According to the press release, the drop in the value of the ruble taking place over recent months is the result of fundamental factors, primarily the drop in the price of oil and limited access to international capital markets as a result of western sanctions. In order to slow down the devaluation of the ruble, the Central Bank said it had spent $30bn in October alone from hard currency reserves in interventions, as well as raising the key interest rate by 150 basis points on October 31 and introducing hard currency repo auctions.

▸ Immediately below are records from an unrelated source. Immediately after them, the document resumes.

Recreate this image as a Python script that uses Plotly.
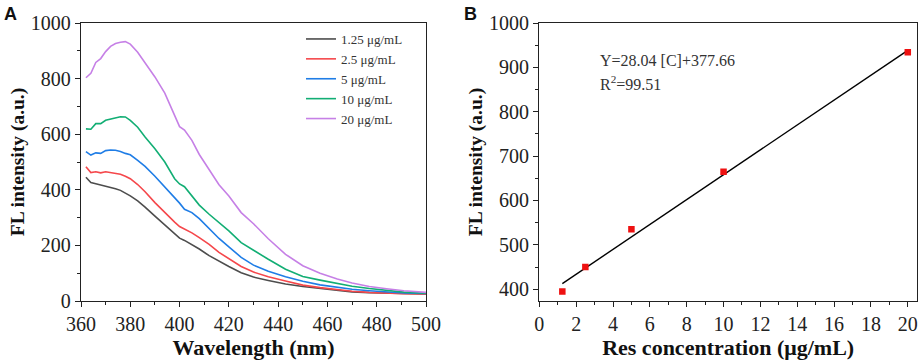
import plotly.graph_objects as go

# ---------------- Panel A data ----------------
wavelength = [362, 364, 366, 368, 370, 372, 374, 376, 378, 380, 383, 386, 390, 394, 398,
              400, 402, 405, 408, 412, 416, 420, 425, 430, 436, 443, 450, 457, 464, 470,
              477, 484, 491, 500]

fl_1_25 = [445, 426, 422, 418, 414, 409, 404, 398, 389, 378, 360, 338, 305, 272, 240,
           226, 218, 204, 187, 163, 143, 124, 102, 86, 74, 61, 52, 45, 38, 33,
           30, 28, 26, 25]
fl_2_5 = [483, 462, 465, 461, 465, 462, 460, 456, 449, 440, 419, 393, 354, 318, 284,
          268, 259, 245, 228, 204, 175, 152, 124, 104, 87, 72, 57, 48, 40, 35,
          31, 28, 26, 25]
fl_5 = [537, 525, 533, 531, 541, 543, 542, 538, 531, 526, 506, 484, 449, 411, 372,
        352, 330, 318, 296, 262, 225, 195, 157, 129, 107, 87, 71, 58, 48, 42,
        37, 32, 29, 27]
fl_10 = [619, 618, 638, 638, 650, 655, 659, 663, 662, 650, 625, 590, 548, 500, 440,
         421, 411, 380, 345, 312, 282, 252, 210, 182, 150, 114, 88, 75, 63, 53,
         45, 38, 32, 28]
fl_20 = [803, 819, 858, 872, 897, 916, 926, 931, 933, 924, 895, 858, 806, 748, 665,
         627, 615, 578, 527, 470, 418, 378, 318, 278, 224, 168, 127, 100, 79, 65,
         52, 44, 37, 31]

series_names = ["1.25 μg/mL", "2.5 μg/mL", "5 μg/mL", "10 μg/mL", "20 μg/mL"]
series_values = [fl_1_25, fl_2_5, fl_5, fl_10, fl_20]
series_colors = ["#4d4d4d", "#f5474b", "#1f7de6", "#12ae74", "#c680e6"]

# ---------------- Panel B data ----------------
conc = [1.25, 2.5, 5, 10, 20]
intensity = [395, 450, 535, 665, 934]
fit_slope = 28.04
fit_intercept = 377.66
fit_x = [conc[0], conc[-1]]
fit_y = [fit_slope * c + fit_intercept for c in fit_x]

SERIF = "Liberation Serif"
SANS = "Liberation Sans"
AX = "#222222"

W, H = 920, 364
ML, MR, MT, MB = 81, 3, 23, 63
PW, PH = W - ML - MR, H - MT - MB


def px_x(p):
    return (p - ML) / PW


def px_y(p):
    return 1 - (p - MT) / PH


fig = go.Figure()

for name, vals, col in zip(series_names, series_values, series_colors):
    fig.add_trace(go.Scatter(x=wavelength, y=vals, mode="lines", name=name,
                             line=dict(color=col, width=1.6),
                             xaxis="x", yaxis="y"))

fig.add_trace(go.Scatter(x=fit_x, y=fit_y, mode="lines", showlegend=False,
                         line=dict(color="black", width=1.4), xaxis="x2", yaxis="y2"))
fig.add_trace(go.Scatter(x=conc, y=intensity, mode="markers", showlegend=False,
                         marker=dict(symbol="square", color="#ee1111", size=6.5),
                         xaxis="x2", yaxis="y2"))


def axis(**kw):
    d = dict(showline=True, linecolor=AX, linewidth=1.4, mirror=True,
             ticks="outside", ticklen=5, tickwidth=1.2, tickcolor=AX,
             showgrid=False, zeroline=False, automargin=False,
             tickfont=dict(family=SERIF, size=20, color=AX))
    d.update(kw)
    return d


xtitle_font = dict(family=SERIF, size=22, color="#111")
ytitle_font = dict(family=SERIF, size=19.5, color="#111")

fig.update_layout(
    width=W, height=H,
    margin=dict(l=ML, r=MR, t=MT, b=MB, autoexpand=False),
    font=dict(family=SERIF, color=AX),
    plot_bgcolor="white", paper_bgcolor="white",
    xaxis=axis(domain=[0, px_x(426)], range=[360, 500], dtick=20, tick0=360,
               minor=dict(dtick=10, ticks="outside", ticklen=3, tickcolor=AX),
               title=dict(text="<b>Wavelength (nm)</b>", font=xtitle_font, standoff=1),
               anchor="y"),
    yaxis=axis(domain=[0, 1], range=[0, 1000], dtick=200,
               minor=dict(dtick=100, ticks="outside", ticklen=3, tickcolor=AX),
               title=dict(text="<b>FL intensity (a.u.)</b>", font=ytitle_font, standoff=0),
               anchor="x"),
    xaxis2=axis(domain=[px_x(539.3), 1], range=[0, 20.5], dtick=2, tick0=0,
                minor=dict(dtick=1, ticks="outside", ticklen=3, tickcolor=AX),
                title=dict(text="<b>Res concentration (μg/mL)</b>", font=xtitle_font, standoff=1),
                anchor="y2"),
    yaxis2=axis(domain=[0, 1], range=[373.5, 1000], dtick=100, tick0=0,
                minor=dict(dtick=50, ticks="outside", ticklen=3, tickcolor=AX),
                title=dict(text="<b>FL intensity (a.u.)</b>", font=ytitle_font, standoff=1),
                anchor="x2"),
    legend=dict(x=px_x(301), y=px_y(24), xanchor="left", yanchor="top",
                bgcolor="rgba(0,0,0,0)", borderwidth=0, tracegroupgap=0,
                font=dict(family=SERIF, size=13, color="#333"), itemwidth=30),
    annotations=[
        dict(text="<b>A</b>", x=px_x(2), y=px_y(2), xref="paper", yref="paper",
             xanchor="left", yanchor="top", showarrow=False,
             font=dict(family=SANS, size=18, color="#111")),
        dict(text="<b>B</b>", x=px_x(462), y=px_y(2), xref="paper", yref="paper",
             xanchor="left", yanchor="top", showarrow=False,
             font=dict(family=SANS, size=18, color="#111")),
        dict(text="Y=28.04 [C]+377.66", x=px_x(598), y=px_y(60), xref="paper", yref="paper",
             xanchor="left", yanchor="middle", showarrow=False,
             font=dict(family=SERIF, size=16, color="#333")),
        dict(text="R<sup>2</sup>=99.51", x=px_x(598), y=px_y(83), xref="paper", yref="paper",
             xanchor="left", yanchor="middle", showarrow=False,
             font=dict(family=SERIF, size=16, color="#333")),
    ],
)

fig.write_html("out.html", config={"displayModeBar": False},
               post_script="document.body.style.margin='0';document.body.style.padding='0';")
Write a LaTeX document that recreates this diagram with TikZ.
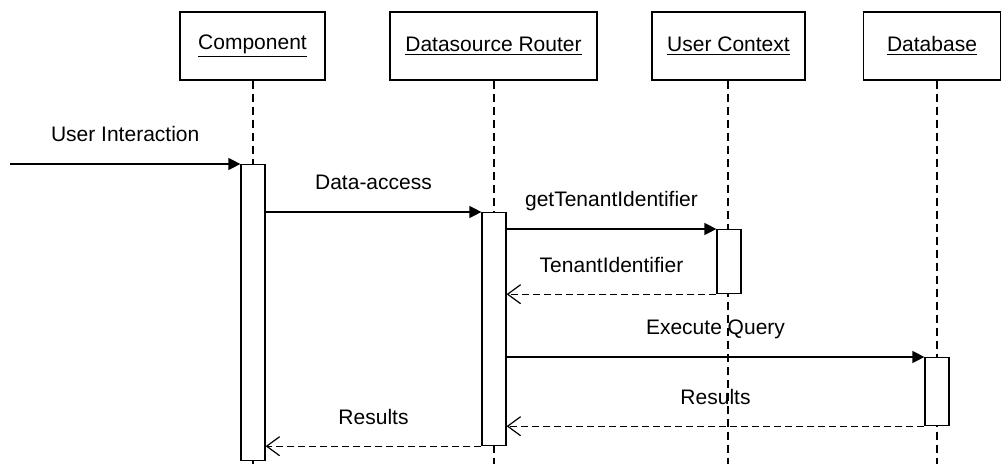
\documentclass[tikz,border=0pt]{standalone}
\usepackage{fontspec}
\setmainfont{Liberation Sans}
\usetikzlibrary{arrows.meta,positioning}
\tikzset{
  sdObj/.style={draw, line width=0.6pt, minimum width=72.5pt, minimum height=34pt, inner sep=0pt},
  sdBar/.style={draw, fill=white, line width=0.6pt, minimum width=12pt, anchor=north, inner sep=0pt},
  %% Lifelines
  sdLife/.style={line width=0.6pt, dash pattern=on 4pt off 2.5pt},
  %% Message arrows
  sdmsg/.style={-{Triangle[length=6pt,width=6pt]}, line width=0.6pt},
  sdret/.style={-{Straight Barb[length=6.5pt,width=9.5pt]}, line width=0.6pt, dash pattern=on 3.5pt off 2pt},
  %% Message label
  sdlbl/.style={anchor=base, yshift=11pt, inner sep=0pt},
}

\begin{document}
\begin{tikzpicture}[x=0.5pt, y=0.5pt, font=\fontsize{10.5}{12.6}\selectfont]
\useasboundingbox (0,0) rectangle (1001,-464);

\node[sdObj]                     (pComp)   at (252.5,-46) {\underline{Component}};
\node[sdObj, minimum width=103.5pt] (pRouter) at (493.5,-46) {\underline{Datasource Router}};
\node[sdObj, minimum width=76.5pt]  (pCtx)    at (728.5,-46) {\underline{User Context}};
\node[sdObj, minimum width=68.5pt]  (pDB)     at (932,-46)   {\underline{Database}};

\coordinate (eComp)   at (253,-464);
\coordinate (eRouter) at (494,-464);
\coordinate (eCtx)    at (728,-464);
\coordinate (eDB)     at (937,-464);

\draw[sdLife] (pComp.south -| eComp) -- (eComp);
\draw[sdLife] (pRouter.south -| eRouter) -- (eRouter);
\draw[sdLife] (pCtx.south -| eCtx) -- (eCtx);
\draw[sdLife] (pDB.south -| eDB) -- (eDB);

\node[sdBar, minimum height=148pt]   (bComp)   at (253,-164) {};
\node[sdBar, minimum height=116.5pt] (bRouter) at (494,-212) {};
\node[sdBar, minimum height=32pt]    (bCtx)    at (729,-229) {};
\node[sdBar, minimum height=34pt]    (bDB)     at (937,-357) {};

\coordinate (uiStart) at (10,-164);
\draw[sdmsg] (uiStart) -- node[sdlbl]{User Interaction} (bComp.north west);
\draw[sdmsg] (bComp.east |- bRouter.north) -- node[sdlbl]{Data-access} (bRouter.north west);
\draw[sdmsg] (bRouter.east |- bCtx.north) -- node[sdlbl]{getTenantIdentifier} (bCtx.north west);
\draw[sdret] (bCtx.south west) -- node[sdlbl]{TenantIdentifier} (bRouter.east |- bCtx.south);
\draw[sdmsg] (bRouter.east |- bDB.north) -- node[sdlbl]{Execute Query} (bDB.north west);
\draw[sdret] (bDB.south west) -- node[sdlbl]{Results} (bRouter.east |- bDB.south);
\draw[sdret] (bRouter.south west) -- node[sdlbl]{Results} (bComp.east |- bRouter.south);

\end{tikzpicture}
\end{document}
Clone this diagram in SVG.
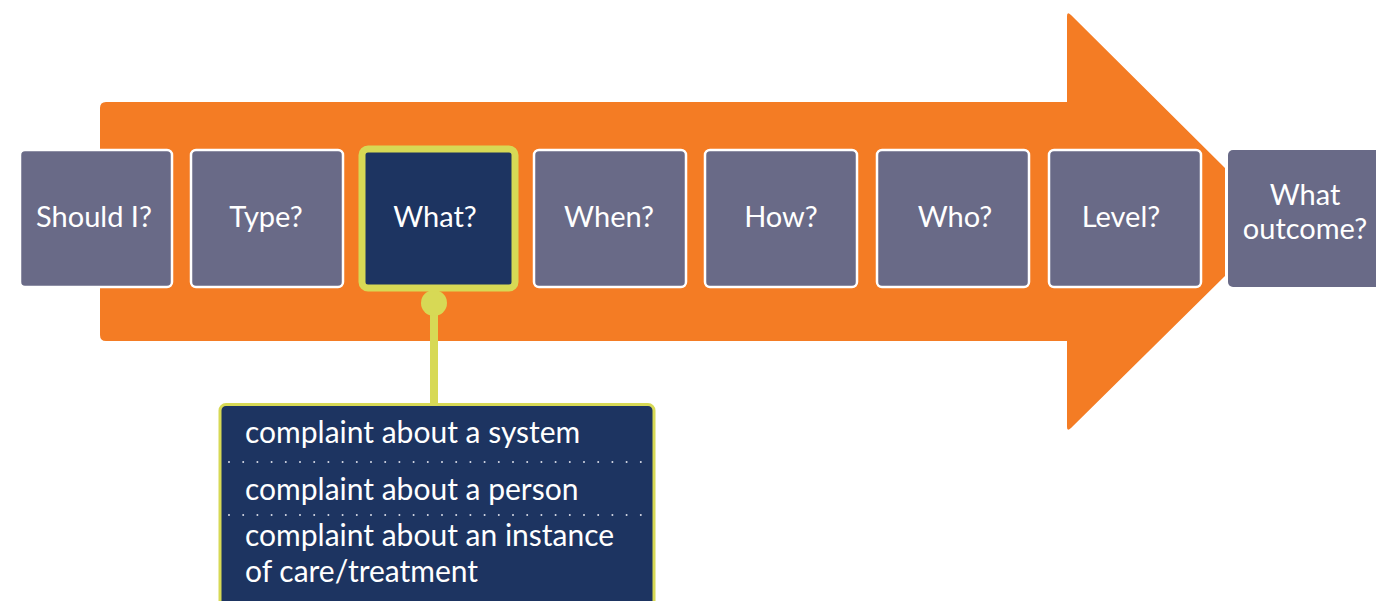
<svg xmlns="http://www.w3.org/2000/svg" width="1376" height="601" viewBox="0 0 1376 601">
<defs>
<style>
.box{fill:#696a87;stroke:#ffffff;stroke-width:2.5}
.lbl{font-family:Lato,"Open Sans","Liberation Sans",sans-serif;font-size:29px;fill:#ffffff;text-anchor:middle}
.item{font-family:Lato,"Open Sans","Liberation Sans",sans-serif;font-size:30px;fill:#ffffff}
.dots{stroke:#d8dbe6;stroke-width:2;stroke-linecap:round;stroke-dasharray:0 14.2}
</style>
</defs>
<rect width="1376" height="601" fill="#ffffff"/>
<g id="arrow">
<path d="M106,102 L1067,102 L1067,16 Q1067,11 1071,15 L1225,168 L1225,276 L1071,428 Q1067,432 1067,427 L1067,341 L106,341 Q100,341 100,335 L100,108 Q100,102 106,102 Z" fill="#f47c24"/>
</g>
<g id="connectors">
<line x1="434" y1="303" x2="434" y2="405" stroke="#d7d955" stroke-width="8"/>
<circle cx="434" cy="303" r="13" fill="#d7d955"/>
</g>
<g id="n1"><rect class="box" x="20" y="150" width="152" height="137" rx="5"/><text class="lbl" x="94" y="227">Should I?</text></g>
<g id="n2"><rect class="box" x="191" y="150" width="152" height="137" rx="5"/><text class="lbl" x="266" y="227">Type?</text></g>
<g id="n3"><rect x="362" y="149" width="153" height="139" rx="6" fill="#1d3461" stroke="#d7d955" stroke-width="7"/><text class="lbl" x="435" y="227">What?</text></g>
<g id="n4"><rect class="box" x="534" y="150" width="152" height="137" rx="5"/><text class="lbl" x="609" y="227">When?</text></g>
<g id="n5"><rect class="box" x="705" y="150" width="152" height="137" rx="5"/><text class="lbl" x="781" y="227">How?</text></g>
<g id="n6"><rect class="box" x="877" y="150" width="152" height="137" rx="5"/><text class="lbl" x="955" y="227">Who?</text></g>
<g id="n7"><rect class="box" x="1049" y="150" width="152" height="137" rx="5"/><text class="lbl" x="1121" y="227">Level?</text></g>
<g id="n8"><rect x="1228" y="150" width="160" height="137" rx="5" fill="#696a87"/><text class="lbl" x="1305" y="205">What</text><text class="lbl" x="1305" y="239">outcome?</text></g>
<g id="callout">
<rect x="220" y="404.5" width="434" height="210" rx="6" fill="#1d3461" stroke="#d7d955" stroke-width="3"/>
<text class="item" x="245" y="443">complaint about a system</text>
<line class="dots" x1="229" y1="462" x2="642" y2="462"/>
<text class="item" x="245" y="500">complaint about a person</text>
<line class="dots" x1="229" y1="515" x2="642" y2="515"/>
<text class="item" x="245" y="546">complaint about an instance</text>
<text class="item" x="245" y="582">of care/treatment</text>
</g>
</svg>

“The changes to the exchange rate policy are directed towards the ruble quickly finding a balanced value, reducing the loss of reserves, and preventing the creation of expectations of persistent devaluation. In addition, this decision will help prevent foreign currency market operations causing a structural liquidity crisis. The flexibility in the exchange rate will help absorb external shocks to the financial sector and to the economy as a whole,” the press release read.

But, according to the Central Bank, the “process of adaption” to the new exchange rate policy was causing “volatility” on the market, which should only last until the ruble finds its new value, which moment the central bank sees as close at hand. “According to estimates of the Bank of Russia (…) further weakening of the ruble is not necessary for the balance the national accounts,” the bank said.